Officials in Ankara are increasingly worried about how far Israel might go in pursuing those it holds responsible for the October 7 attacks.

Israel’s prime minister effectively acknowledged that the Qatar operation failed to eliminate the Hamas leadership, while stressing the broader point the strike was meant to make: “They enjoy no immunity,” the government said.

On X, Prime Minister Netanyahu went further, writing that “the elimination of Hamas leaders would put an end to the war.”

A senior Turkish official, speaking on condition of anonymity, summed up Ankara’s reaction: “The attack in Qatar showed that the Israeli government is ready to do anything.”

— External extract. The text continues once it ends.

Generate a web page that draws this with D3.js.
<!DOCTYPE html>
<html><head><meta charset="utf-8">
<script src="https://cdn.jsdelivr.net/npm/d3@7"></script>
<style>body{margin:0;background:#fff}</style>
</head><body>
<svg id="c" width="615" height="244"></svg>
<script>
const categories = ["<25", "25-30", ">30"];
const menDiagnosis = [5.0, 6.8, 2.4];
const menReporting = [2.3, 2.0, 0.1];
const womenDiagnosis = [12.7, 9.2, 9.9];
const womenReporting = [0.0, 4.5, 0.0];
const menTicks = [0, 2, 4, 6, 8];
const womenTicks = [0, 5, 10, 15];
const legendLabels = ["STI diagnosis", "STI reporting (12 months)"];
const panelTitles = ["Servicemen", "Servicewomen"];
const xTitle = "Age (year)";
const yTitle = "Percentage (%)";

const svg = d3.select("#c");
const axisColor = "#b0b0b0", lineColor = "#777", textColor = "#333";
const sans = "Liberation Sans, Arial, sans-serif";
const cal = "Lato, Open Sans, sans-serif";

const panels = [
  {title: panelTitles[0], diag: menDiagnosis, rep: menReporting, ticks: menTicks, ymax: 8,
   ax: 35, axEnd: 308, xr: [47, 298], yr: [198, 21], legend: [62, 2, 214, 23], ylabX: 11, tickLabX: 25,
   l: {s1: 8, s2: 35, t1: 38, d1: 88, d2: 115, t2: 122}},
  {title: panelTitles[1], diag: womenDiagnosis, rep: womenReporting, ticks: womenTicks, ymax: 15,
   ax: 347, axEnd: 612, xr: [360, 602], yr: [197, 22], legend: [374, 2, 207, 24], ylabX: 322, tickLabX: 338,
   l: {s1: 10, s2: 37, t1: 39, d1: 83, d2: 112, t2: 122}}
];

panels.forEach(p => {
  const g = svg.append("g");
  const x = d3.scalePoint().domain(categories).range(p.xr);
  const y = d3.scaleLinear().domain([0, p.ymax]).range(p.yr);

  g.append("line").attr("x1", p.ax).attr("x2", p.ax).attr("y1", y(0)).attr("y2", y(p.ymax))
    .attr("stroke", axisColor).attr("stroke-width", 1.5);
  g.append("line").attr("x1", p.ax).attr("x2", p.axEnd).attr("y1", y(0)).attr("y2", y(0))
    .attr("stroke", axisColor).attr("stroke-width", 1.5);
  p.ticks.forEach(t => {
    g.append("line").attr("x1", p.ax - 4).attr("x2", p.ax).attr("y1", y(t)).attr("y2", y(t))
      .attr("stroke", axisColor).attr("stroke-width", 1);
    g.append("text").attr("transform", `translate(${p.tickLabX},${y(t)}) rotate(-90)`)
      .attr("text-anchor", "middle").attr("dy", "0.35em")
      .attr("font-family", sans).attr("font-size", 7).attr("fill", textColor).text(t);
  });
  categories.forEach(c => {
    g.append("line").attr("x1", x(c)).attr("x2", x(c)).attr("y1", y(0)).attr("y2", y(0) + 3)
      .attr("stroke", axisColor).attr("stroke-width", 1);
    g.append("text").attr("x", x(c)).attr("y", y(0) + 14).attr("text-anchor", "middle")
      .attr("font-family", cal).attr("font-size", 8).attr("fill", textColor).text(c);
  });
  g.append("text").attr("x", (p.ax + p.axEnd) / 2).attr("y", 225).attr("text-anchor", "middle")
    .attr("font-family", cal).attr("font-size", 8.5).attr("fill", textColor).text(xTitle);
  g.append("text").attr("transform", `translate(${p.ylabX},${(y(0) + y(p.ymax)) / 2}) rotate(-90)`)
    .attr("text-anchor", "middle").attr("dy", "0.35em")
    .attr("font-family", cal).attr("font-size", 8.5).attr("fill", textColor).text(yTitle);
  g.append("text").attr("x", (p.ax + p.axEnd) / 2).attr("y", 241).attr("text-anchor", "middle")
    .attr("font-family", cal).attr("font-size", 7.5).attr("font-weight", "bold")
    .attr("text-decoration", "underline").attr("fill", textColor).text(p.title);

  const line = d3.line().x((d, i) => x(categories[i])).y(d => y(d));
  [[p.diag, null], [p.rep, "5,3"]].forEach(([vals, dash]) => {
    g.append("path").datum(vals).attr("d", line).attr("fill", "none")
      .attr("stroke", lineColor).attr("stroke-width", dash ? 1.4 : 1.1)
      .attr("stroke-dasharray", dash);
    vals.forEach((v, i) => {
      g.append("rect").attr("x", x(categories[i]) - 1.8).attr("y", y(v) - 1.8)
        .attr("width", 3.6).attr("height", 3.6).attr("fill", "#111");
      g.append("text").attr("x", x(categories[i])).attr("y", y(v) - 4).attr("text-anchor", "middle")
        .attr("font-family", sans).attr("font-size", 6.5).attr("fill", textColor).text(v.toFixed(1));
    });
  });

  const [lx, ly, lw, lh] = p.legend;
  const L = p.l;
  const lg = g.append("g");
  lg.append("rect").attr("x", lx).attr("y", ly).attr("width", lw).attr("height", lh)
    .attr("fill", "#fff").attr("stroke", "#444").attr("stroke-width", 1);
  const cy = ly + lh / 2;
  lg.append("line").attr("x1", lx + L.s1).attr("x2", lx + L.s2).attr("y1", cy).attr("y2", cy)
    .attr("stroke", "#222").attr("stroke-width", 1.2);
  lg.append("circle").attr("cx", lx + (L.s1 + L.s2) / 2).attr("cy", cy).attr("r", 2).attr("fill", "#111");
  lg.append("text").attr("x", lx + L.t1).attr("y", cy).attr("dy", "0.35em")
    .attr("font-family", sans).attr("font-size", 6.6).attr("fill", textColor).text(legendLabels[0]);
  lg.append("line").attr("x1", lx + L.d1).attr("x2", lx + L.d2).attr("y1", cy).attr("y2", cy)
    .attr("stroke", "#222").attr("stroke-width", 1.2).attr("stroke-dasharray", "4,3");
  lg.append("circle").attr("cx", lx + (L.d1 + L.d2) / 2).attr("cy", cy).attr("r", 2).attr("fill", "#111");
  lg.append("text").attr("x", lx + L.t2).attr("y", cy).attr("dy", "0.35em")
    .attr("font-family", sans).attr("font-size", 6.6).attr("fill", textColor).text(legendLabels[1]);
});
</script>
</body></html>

Legally and diplomatically, Turkey occupies a delicate position. As a NATO member, any military operation or targeted killing on its soil could inflame tensions within the alliance and challenge mutual security commitments.

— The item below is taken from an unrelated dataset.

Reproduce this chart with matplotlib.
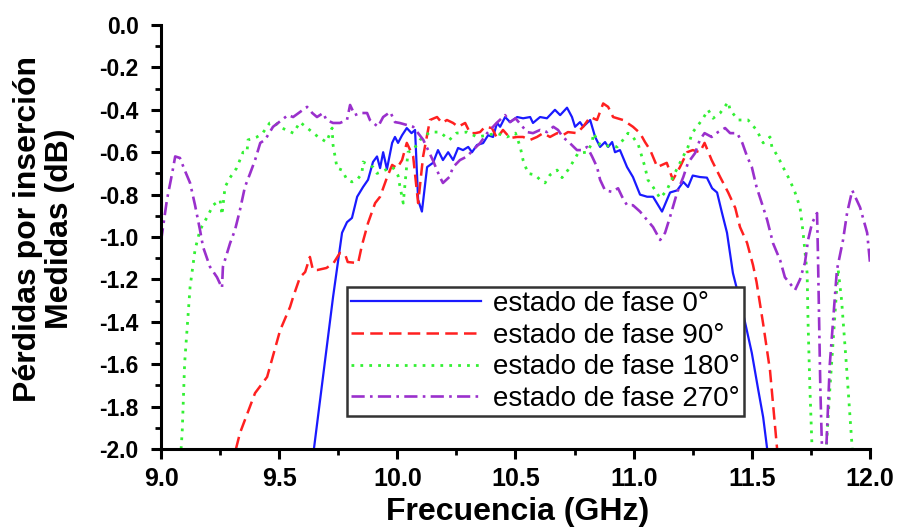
import matplotlib
matplotlib.use("Agg")
import matplotlib.pyplot as plt
from matplotlib.ticker import MultipleLocator, FormatStrFormatter

plt.rcParams['font.family'] = ['Liberation Sans', 'DejaVu Sans']
plt.rcParams['axes.unicode_minus'] = False

# measured insertion loss per phase state (GHz, dB)
f_0 = [9.647, 9.728, 9.766, 9.787, 9.808, 9.83, 9.855, 9.876, 9.897, 9.914, 9.927, 9.94,
       9.956, 9.978, 9.99, 10.003, 10.02, 10.04, 10.06, 10.075, 10.088, 10.104, 10.126,
       10.151, 10.172, 10.193, 10.215, 10.236, 10.257, 10.278, 10.30, 10.316, 10.337,
       10.363, 10.384, 10.405, 10.422, 10.435, 10.456, 10.477, 10.507, 10.532, 10.562,
       10.574, 10.604, 10.633, 10.667, 10.689, 10.718, 10.739, 10.752, 10.773, 10.786,
       10.816, 10.837, 10.858, 10.879, 10.892, 10.909, 10.921, 10.942, 10.972, 10.997,
       11.027, 11.057, 11.082, 11.12, 11.154, 11.184, 11.21, 11.23, 11.25, 11.28, 11.31,
       11.332, 11.353, 11.374, 11.395, 11.42, 11.463, 11.50, 11.527, 11.548, 11.565]
il_0 = [-2.0, -1.283, -0.98, -0.93, -0.91, -0.81, -0.764, -0.73, -0.646, -0.62, -0.675, -0.60,
        -0.68, -0.556, -0.528, -0.556, -0.52, -0.486, -0.51, -0.495, -0.825, -0.88, -0.67,
        -0.65, -0.59, -0.637, -0.60, -0.637, -0.58, -0.59, -0.575, -0.60, -0.566,
        -0.557, -0.52, -0.528, -0.462, -0.48, -0.434, -0.458, -0.434, -0.44, -0.434,
        -0.462, -0.434, -0.44, -0.40, -0.425, -0.39, -0.434, -0.48, -0.458, -0.48,
        -0.448, -0.528, -0.575, -0.552, -0.575, -0.552, -0.60, -0.59, -0.67, -0.717,
        -0.80, -0.81, -0.81, -0.88, -0.79, -0.78, -0.74, -0.764, -0.71, -0.717, -0.72,
        -0.77, -0.79, -0.887, -0.98, -1.17, -1.36, -1.547, -1.72, -1.85, -2.0]

f_90 = [9.317, 9.334, 9.398, 9.449, 9.504, 9.546, 9.56, 9.588, 9.61, 9.63, 9.643, 9.66,
        9.70, 9.73, 9.757, 9.78, 9.79, 9.834, 9.85, 9.876, 9.906, 9.927, 9.956, 9.978,
        9.999, 10.02, 10.04, 10.067, 10.088, 10.109, 10.138, 10.168, 10.189, 10.21, 10.236,
        10.257, 10.287, 10.308, 10.33, 10.35, 10.371, 10.40, 10.422, 10.447, 10.477, 10.507,
        10.532, 10.562, 10.591, 10.617, 10.646, 10.676, 10.70, 10.722, 10.76, 10.786,
        10.816, 10.845, 10.871, 10.892, 10.913, 10.955, 10.997, 11.027, 11.048, 11.07,
        11.10, 11.14, 11.166, 11.196, 11.226, 11.25, 11.28, 11.30, 11.33, 11.366, 11.40,
        11.43, 11.45, 11.48, 11.505, 11.52, 11.548, 11.577, 11.607]
il_90 = [-2.0, -1.925, -1.736, -1.66, -1.44, -1.33, -1.28, -1.19, -1.165, -1.094, -1.156, -1.156,
         -1.146, -1.123, -1.075, -1.085, -1.118, -1.123, -1.04, -0.934, -0.84, -0.81, -0.72, -0.66,
         -0.675, -0.637, -0.556, -0.62, -0.84, -0.62, -0.448, -0.434, -0.462, -0.448, -0.462,
         -0.48, -0.462, -0.51, -0.51, -0.505, -0.48, -0.486, -0.533, -0.495, -0.533, -0.528,
         -0.528, -0.542, -0.528, -0.51, -0.528, -0.51, -0.52, -0.505, -0.51, -0.48,
         -0.434, -0.448, -0.37, -0.386, -0.434, -0.448, -0.48, -0.51, -0.552, -0.59,
         -0.67, -0.65, -0.73, -0.67, -0.60, -0.59, -0.60, -0.556, -0.637, -0.717, -0.79,
         -0.863, -0.953, -1.028, -1.132, -1.212, -1.41, -1.63, -2.0]

f_180 = [9.085, 9.09, 9.10, 9.123, 9.144, 9.165, 9.20, 9.22, 9.25, 9.258, 9.271, 9.292,
         9.32, 9.347, 9.364, 9.368, 9.406, 9.43, 9.46, 9.48, 9.50, 9.56, 9.588, 9.64,
         9.665, 9.70, 9.724, 9.728, 9.745, 9.766, 9.787, 9.808, 9.83, 9.85, 9.855, 9.897,
         9.914, 9.98, 10.003, 10.01, 10.025, 10.045, 10.067, 10.096, 10.138, 10.18, 10.22,
         10.25, 10.295, 10.337, 10.38, 10.42, 10.464, 10.50, 10.52, 10.532, 10.553, 10.583,
         10.604, 10.625, 10.646, 10.676, 10.697, 10.722, 10.743, 10.765, 10.803, 10.824,
         10.83, 10.858, 10.93, 10.955, 10.976, 10.997, 11.02, 11.048, 11.06, 11.082, 11.112,
         11.14, 11.166, 11.196, 11.23, 11.247, 11.273, 11.294, 11.315, 11.336, 11.366,
         11.40, 11.408, 11.442, 11.484, 11.52, 11.548, 11.577, 11.585, 11.61, 11.632,
         11.66, 11.683, 11.704, 11.717, 11.734, 11.738, 11.746, 11.755, 11.785, 11.815,
         11.83, 11.865, 11.88, 11.90, 11.925]
il_180 = [-2.0, -1.91, -1.595, -1.236, -1.06, -0.967, -0.896, -0.85, -0.825, -0.896, -0.764, -0.72,
          -0.675, -0.60, -0.60, -0.542, -0.528, -0.51, -0.462, -0.458, -0.48, -0.51, -0.458, -0.505,
          -0.528, -0.552, -0.486, -0.566, -0.675, -0.684, -0.73, -0.74, -0.73, -0.70, -0.646, -0.67,
          -0.70, -0.67, -0.71, -0.755, -0.84, -0.60, -0.59, -0.542, -0.505, -0.505, -0.542,
          -0.51, -0.505, -0.528, -0.52, -0.51, -0.528, -0.51, -0.575, -0.637, -0.70, -0.707,
          -0.73, -0.745, -0.707, -0.684, -0.72, -0.684, -0.646, -0.604, -0.60, -0.556,
          -0.51, -0.566, -0.575, -0.542, -0.51, -0.528, -0.566, -0.67, -0.73, -0.764, -0.817,
          -0.78, -0.717, -0.65, -0.575, -0.51, -0.472, -0.44, -0.40, -0.44, -0.415,
          -0.363, -0.40, -0.448, -0.448, -0.495, -0.556, -0.528, -0.575, -0.62, -0.67,
          -0.73, -0.79, -0.86, -0.98, -1.17, -1.406, -1.72, -2.0, -2.3, -2.0,
          -1.72, -1.15, -1.3, -1.6, -2.0]

f_270 = [9.0, 9.025, 9.047, 9.06, 9.08, 9.10, 9.123, 9.144, 9.165, 9.178, 9.207, 9.237,
         9.258, 9.262, 9.292, 9.313, 9.334, 9.355, 9.377, 9.398, 9.42, 9.44, 9.474, 9.495,
         9.537, 9.559, 9.618, 9.64, 9.66, 9.686, 9.70, 9.728, 9.757, 9.787, 9.80, 9.82,
         9.842, 9.872, 9.884, 9.918, 9.94, 9.97, 9.99, 10.01, 10.067, 10.11, 10.15, 10.18,
         10.193, 10.22, 10.236, 10.265, 10.295, 10.32, 10.35, 10.38, 10.42, 10.456, 10.477,
         10.50, 10.549, 10.574, 10.604, 10.633, 10.66, 10.68, 10.70, 10.73, 10.76, 10.78,
         10.803, 10.824, 10.845, 10.858, 10.879, 10.909, 10.934, 10.951, 10.972, 10.997,
         11.027, 11.057, 11.082, 11.112, 11.133, 11.154, 11.184, 11.21, 11.23, 11.26, 11.28,
         11.30, 11.33, 11.357, 11.387, 11.408, 11.438, 11.46, 11.48, 11.50, 11.52, 11.548,
         11.565, 11.59, 11.62, 11.64, 11.66, 11.683, 11.704, 11.725, 11.738, 11.755, 11.776,
         11.78, 11.785, 11.79, 11.797, 11.806, 11.815, 11.83, 11.86, 11.886, 11.903, 11.925,
         11.958, 11.988, 12.0]
il_270 = [-1.02, -0.825, -0.70, -0.62, -0.627, -0.684, -0.745, -0.85, -0.967, -1.047, -1.14, -1.19,
          -1.24, -1.14, -1.03, -0.967, -0.873, -0.764, -0.70, -0.637, -0.556, -0.542, -0.48, -0.462,
          -0.425, -0.434, -0.386, -0.415, -0.434, -0.415, -0.448, -0.462, -0.462, -0.448, -0.377, -0.425,
          -0.415, -0.415, -0.448, -0.48, -0.434, -0.41, -0.458, -0.462, -0.48, -0.542, -0.637, -0.717,
          -0.745, -0.717, -0.67, -0.637, -0.62, -0.59, -0.557, -0.51, -0.462, -0.425, -0.458,
          -0.44, -0.505, -0.51, -0.495, -0.505, -0.48, -0.495, -0.528, -0.557, -0.59, -0.59,
          -0.575, -0.62, -0.67, -0.73, -0.78, -0.787, -0.77, -0.81, -0.85, -0.85,
          -0.88, -0.92, -0.953, -1.014, -0.98, -0.905, -0.79, -0.717, -0.65, -0.604, -0.542,
          -0.51, -0.528, -0.505, -0.486, -0.51, -0.51, -0.557, -0.62, -0.67, -0.764, -0.86,
          -0.92, -1.03, -1.11, -1.19, -1.217, -1.25, -1.20, -1.12, -1.014, -0.934, -0.887,
          -1.094, -1.41, -1.72, -2.0, -2.3, -2.0, -1.6, -1.156, -1.014, -0.887, -0.78,
          -0.86, -0.98, -1.12]

labels = ['estado de fase 0°', 'estado de fase 90°', 'estado de fase 180°', 'estado de fase 270°']

fig = plt.figure(figsize=(8.98, 5.29), dpi=100)
ax = fig.add_axes([0.1793, 0.1512, 0.7895, 0.8015])

ax.plot(f_0, il_0, color='#1a1aff', lw=1.6, label=labels[0])
ax.plot(f_90, il_90, color='#ff2020', lw=1.8, dashes=(5, 2.5), label=labels[1])
ax.plot(f_180, il_180, color='#33f033', lw=2.0, dashes=(1, 2.2), label=labels[2])
ax.plot(f_270, il_270, color='#9a30cc', lw=1.9, dashes=(5, 2, 1, 2), label=labels[3])

ax.set_xlim(9.0, 12.0)
ax.set_ylim(-2.0, 0.0)
ax.xaxis.set_major_locator(MultipleLocator(0.5))
ax.xaxis.set_minor_locator(MultipleLocator(0.25))
ax.yaxis.set_major_locator(MultipleLocator(0.2))
ax.yaxis.set_minor_locator(MultipleLocator(0.1))
ax.xaxis.set_major_formatter(FormatStrFormatter('%.1f'))
ax.yaxis.set_major_formatter(FormatStrFormatter('%.1f'))

ax.spines['top'].set_visible(False)
ax.spines['right'].set_visible(False)
ax.spines['left'].set_linewidth(2.2)
ax.spines['bottom'].set_linewidth(2.2)
ax.tick_params(which='major', direction='out', length=7, width=2.2)
ax.tick_params(which='minor', direction='out', length=4, width=2.0)
ax.tick_params(axis='x', which='major', labelsize=18, pad=6)
ax.tick_params(axis='y', which='major', labelsize=16.5, pad=9)
for t in ax.get_xticklabels() + ax.get_yticklabels():
    t.set_fontweight('bold')

ax.set_xlabel('Frecuencia (GHz)', fontsize=23, fontweight='bold')
ax.xaxis.set_label_coords(0.503, -0.112)
ax.set_ylabel('Pérdidas por inserción\nMedidas (dB)', fontsize=23, fontweight='bold',
              linespacing=1.1)
ax.yaxis.set_label_coords(-0.121, 0.52)

leg = ax.legend(loc='upper left', bbox_to_anchor=(0.262, 0.382), borderaxespad=0,
                fontsize=20, handlelength=4.7, handletextpad=0.4, labelspacing=0.2,
                borderpad=0.15, fancybox=False, framealpha=1)
leg.get_frame().set_edgecolor('#333333')
leg.get_frame().set_linewidth(1.8)

fig.savefig('out.png', dpi=100)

Analysts caution, however, that Israel could opt for covert measures, operations carried out without public acknowledgement, a prospect that has increased anxiety in governments across the region.

Israeli officials remain defiant. In an interview with Ynet, Minister Ze’ev Elkin said: “As long as we have not stopped them, we will pursue them everywhere in the world and settle our accounts with them.” The episode underscores growing fears that efforts to hunt Hamas figures beyond Gaza could widen regional friction and complicate diplomatic relationships.